The following weekend, Lee attended a field training exercise that cemented her decision to join the Army.

She went on to attend Basic Camp at Fort Knox, which involved six weeks of basic training for ROTC cadets, and Airborne School at Fort Benning. More recently, she attended Army’s Command and General Staff College and graduated with honors last year. She also underwent 18 months of training at Fort Rucker, where she spent her days inside the classroom learning about a variety of topics including tactics as well as training for terrain flights and hovering techniques in the Apache.

“I didn’t have any friends or family members who were in the U.S. military. I just didn’t have any exposure to it,” Lee said. “But from the first training exercise to now, it’s always been clear that the Army is a perfect fit for me.”

Since her first introduction to the U.S. Army, Lee was sent on a range of assignments that have shaped her military experience.

In 2005, in the middle of a routine counter mortar reconnaissance interdiction mission, a task involving flying in unpredictable patterns to stop mortar rounds from targeting the base, Lee and an accompanying Apache helicopter on her team were called to respond to a situation in which a civilian helicopter was shot down. As the first coalition force on the spot, Lee remembered witnessing the destruction of the scene.

“I remember looking down at the crash site and seeing the dead bodies of the passengers staggered in all directions about 500 meters from the crash site,” Lee said. “That was the day that the dangers of flying in combat really hit home for me.”

The Apache helicopters that Lee pilots are among the most technologically advanced helicopters in the world. In the cockpit, Lee is constantly multi-tasking. While wearing a helmet that controls sight systems for night vision and target identification with thermal systems, Lee directs the helicopter’s automatic M230 Chain Gun with her line of sight. At the same time, she monitors the aircraft status with a helmet mounted display over her right eye—all while piloting the helicopter with her hands and feet.  
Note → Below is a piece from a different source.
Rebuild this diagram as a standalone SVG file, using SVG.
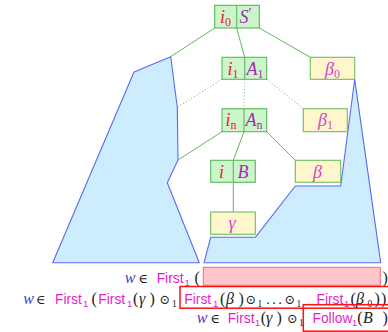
<svg xmlns="http://www.w3.org/2000/svg" width="388" height="332" viewBox="0 0 388 332">
  <style>
    .tri { fill: #cdecfd; stroke: #5a6aee; stroke-width: 1.1; stroke-linejoin: round; }
    .edge { stroke: #62b85a; stroke-width: 1; fill: none; }
    .dot { stroke: #7cc874; stroke-width: 1.1; stroke-dasharray: 1 2.2; fill: none; }
    .nt { fill: #ccf5cc; stroke: #5cb85c; stroke-width: 1.1; }
    .leaf { fill: #fff6cc; stroke: #6cbf62; stroke-width: 1.1; }
    .div { stroke: #5cb85c; stroke-width: 1.1; }
    .mi { font-family: "Liberation Serif", "DejaVu Serif", serif; font-style: italic; font-size: 18px; }
    .sub { font-family: "Liberation Serif", "DejaVu Serif", serif; font-style: normal; font-size: 12px; }
    .st { fill: #e8232c; }
    .sym { fill: #a62bb0; }
    .gr { fill: #d046c8; }
    .row { font-family: "Liberation Serif", "DejaVu Serif", serif; font-size: 16px; fill: #222; }
    .sf { font-family: "Liberation Sans", "DejaVu Sans", sans-serif; font-size: 13.8px; fill: #e61ec8; }
    .s1 { font-size: 9.5px; }
    .w { font-style: italic; fill: #3a3acc; }
    .op { font-family: "DejaVu Serif", serif; font-size: 13px; fill: #222; }
    .g { font-style: italic; }
    .box { fill: none; stroke: #ff1010; stroke-width: 1.5; }
    .hole { fill: #ffc6cc; stroke: #ff6a6a; stroke-width: 1; }
  </style>

  <!-- derivation regions -->
  <g id="region-left">
    <path class="tri" d="M170.7,56.7 L177.3,107.3 L178,160 L167.3,182.7 L199.3,262.7 L52.7,262.7 L134,72 Z"/>
  </g>
  <g id="region-right">
    <path class="tri" d="M354.7,79.3 L380.7,262.7 L204,262.7 L210.7,237.3 L255.3,237.3 L295.3,186 L340.7,186 Z"/>
  </g>

  <!-- tree edges -->
  <g id="edges">
    <line class="edge" x1="214.7" y1="28" x2="170.7" y2="56.7"/>
    <line class="edge" x1="236.7" y1="28" x2="244.7" y2="57.3"/>
    <line class="edge" x1="259.3" y1="28" x2="310.3" y2="57.3"/>
    <line class="dot" x1="222" y1="79.3" x2="177.3" y2="107.3"/>
    <line class="dot" x1="244.7" y1="79.3" x2="244" y2="108.7"/>
    <line class="dot" x1="266.7" y1="79.3" x2="303.3" y2="108.7"/>
    <line class="edge" x1="222" y1="131.7" x2="178" y2="160"/>
    <line class="edge" x1="244" y1="131.7" x2="233.3" y2="160.3"/>
    <line class="edge" x1="266.7" y1="131.7" x2="295.3" y2="160.3"/>
    <line class="edge" x1="233.3" y1="182.3" x2="233.3" y2="212"/>
  </g>

  <!-- stack nodes -->
  <g id="node-i0">
    <rect class="nt" x="214.7" y="5.3" width="44.6" height="22.7"/>
    <line class="div" x1="236.7" y1="5.3" x2="236.7" y2="28"/>
    <text class="mi st" x="220" y="22.5">i<tspan class="sub" dy="3">0</tspan></text>
    <text class="mi sym" x="239.5" y="22.5">S<tspan font-style="normal" font-size="14" dy="-5">′</tspan></text>
  </g>
  <g id="node-i1">
    <rect class="nt" x="222" y="57.3" width="44.7" height="22"/>
    <line class="div" x1="244.7" y1="57.3" x2="244.7" y2="79.3"/>
    <text class="mi st" x="227.5" y="74.5">i<tspan class="sub" dy="3">1</tspan></text>
    <text class="mi sym" x="246.5" y="74.5">A<tspan class="sub" dy="3">1</tspan></text>
  </g>
  <g id="node-in">
    <rect class="nt" x="222" y="108.7" width="44.7" height="23"/>
    <line class="div" x1="244" y1="108.7" x2="244" y2="131.7"/>
    <text class="mi st" x="225.5" y="125.5">i<tspan class="sub" font-style="italic" dy="3">n</tspan></text>
    <text class="mi sym" x="245.5" y="125.5">A<tspan class="sub" font-style="italic" dy="3">n</tspan></text>
  </g>
  <g id="node-i">
    <rect class="nt" x="210.7" y="160.3" width="44.6" height="22"/>
    <line class="div" x1="233.3" y1="160.3" x2="233.3" y2="182.3"/>
    <text class="mi st" x="219" y="177.5">i</text>
    <text class="mi sym" x="237.5" y="177.5">B</text>
  </g>
  <g id="node-beta0">
    <rect class="leaf" x="310.3" y="57.3" width="44.4" height="22"/>
    <text class="mi gr" x="325" y="74.5">β<tspan class="sub" dy="3">0</tspan></text>
  </g>
  <g id="node-beta1">
    <rect class="leaf" x="303.3" y="108.7" width="44" height="23"/>
    <text class="mi gr" x="318" y="125.5">β<tspan class="sub" dy="3">1</tspan></text>
  </g>
  <g id="node-beta">
    <rect class="leaf" x="295.3" y="160.3" width="45.4" height="22"/>
    <text class="mi gr" x="313" y="177.5">β</text>
  </g>
  <g id="node-gamma">
    <rect class="leaf" x="210.7" y="212" width="44.6" height="22.3"/>
    <text class="mi gr" x="228.5" y="229">γ</text>
  </g>

  <!-- lookahead equations -->
  <g id="eq1">
    <rect class="hole" x="203.3" y="267.3" width="177" height="18"/>
    <text class="row" y="282.5"><tspan class="w" x="124.7">w</tspan><tspan class="op" x="138.5">∈</tspan><tspan class="sf" x="156.7">First</tspan><tspan class="sf s1" x="184.5" dy="3">1</tspan><tspan x="194.5" dy="-3">(</tspan><tspan x="382.5">)</tspan></text>
  </g>
  <g id="eq2">
    <rect class="box" x="180" y="286.5" width="212" height="21.7"/>
    <text class="row" y="303.5"><tspan class="w" x="23.3">w</tspan><tspan class="op" x="36">∈</tspan><tspan class="sf" x="55">First</tspan><tspan class="sf s1" x="83" dy="3">1</tspan><tspan x="91.5" dy="-3">(</tspan><tspan class="sf" x="98.3">First</tspan><tspan class="sf s1" x="127" dy="3">1</tspan><tspan x="133" dy="-3">(</tspan><tspan class="g" x="139">γ</tspan><tspan x="149.5">)</tspan><tspan class="op" x="159.5">⊙</tspan><tspan class="s1" x="172" dy="3">1</tspan><tspan class="sf" x="184.3" dy="-3">First</tspan><tspan class="sf s1" x="213" dy="3">1</tspan><tspan x="220" dy="-3">(</tspan><tspan class="g" x="226">β</tspan><tspan x="238.5">)</tspan><tspan class="op" x="245.5">⊙</tspan><tspan class="s1" x="257.5" dy="3">1</tspan><tspan class="op" x="266 272 278" dy="-3">...</tspan><tspan class="op" x="284.5">⊙</tspan><tspan class="s1" x="296.5" dy="3">1</tspan><tspan class="sf" x="316.5" dy="-3">First</tspan><tspan class="sf s1" x="344" dy="3">1</tspan><tspan x="350.5" dy="-3">(</tspan><tspan class="g" x="356">β</tspan><tspan class="s1" x="367.5" dy="3">0</tspan><tspan x="374.5" dy="-3">)</tspan><tspan x="381">)</tspan></text>
  </g>
  <g id="eq3">
    <rect class="box" x="303.3" y="304.7" width="90" height="26.5"/>
    <text class="row" y="323"><tspan class="w" x="196.7">w</tspan><tspan class="op" x="210.5">∈</tspan><tspan class="sf" x="227.7">First</tspan><tspan class="sf s1" x="255" dy="3">1</tspan><tspan x="260.8" dy="-3">(</tspan><tspan class="g" x="266">γ</tspan><tspan x="276.5">)</tspan><tspan class="op" x="287">⊙</tspan><tspan class="s1" x="299" dy="3">1</tspan><tspan class="sf" x="312.5" dy="-3">Follow</tspan><tspan class="sf s1" x="352" dy="3">1</tspan><tspan x="357.3" dy="-3">(</tspan><tspan class="g" x="363">B</tspan><tspan x="382.5">)</tspan></text>
  </g>
</svg>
“My favorite part about flying the Apache is knowing the capabilities the aircraft has to influence an operation and support the ground troops,” Lee said. “The mere presence of an Apache in an area can act as a deterrence for the enemy because of its sheer firepower.”

At age 30, Lee was assigned to the U.S. Army Garrison Humphreys near Pyeongtaek, Korea as a company commander with the enormous task of managing eight Apache Longbow helicopters and more than 40 pilots and aircraft mechanics.

“My time as a company commander in Korea was the most challenging time of my career,” Lee said. “The responsibility that the Army places on its young company commanders is pretty daunting.”

Out of the numerous awards and decorations Lee received, the one that she is most proud of is her Bronze Star medal—an award honoring heroic or meritorious service in a combat zone—from her assignment in Iraq. Her other achievements include being inducted into the Order of Saint Michael and receiving the Defense Meritorious Service Medal and the Meritorious Service Medal.

At her recent promotion ceremony at the Pentagon, Lee’s family members, friends—including several alumni from DBHS—and mentors watched in the audience as presiding officer retired Colonel Kevin Berry named her Lieutenant Colonel.

“I felt grateful, blessed, humbled and honored for everyone’s show of support,” Lee said. “The coolest part about the promotion ceremony was that it gave my family an occasion for a reunion.”

In the time Lee spent serving in the U.S Army, the challenge that comes with moving every two to three years for different assignments is also one of her favorite parts of her job.

“It’s difficult to have to move every 2-3 years,” Lee said. “The stress of physically moving at that frequency can be challenging.  However, having an opportunity to live in a new area, to really integrate into a new community at that frequency, also makes you really appreciate the great things that highlight each American city.”

Lee remembers her time at DBHS as an experience that helped her gain a deeper appreciation for community in her life. At DBHS, she was involved in the student council, Academic Decathlon Team and played on the varsity tennis team.

“The teachers, the students, the sports, student activities, school pride, sense of community were all critical to my sense of confidence and responsibility,” Lee said.

With her experience as a DBHS alumna and a military commander, Lee advises students to keep a positive attitude and be active in finding ways to solve challenges in life.

“My advice is: A.C.E.—attitude, creativity, and effort,” Lee said. “Give an honest effort in even the smallest tasks throughout the day.  Excellence is not a part-time job.”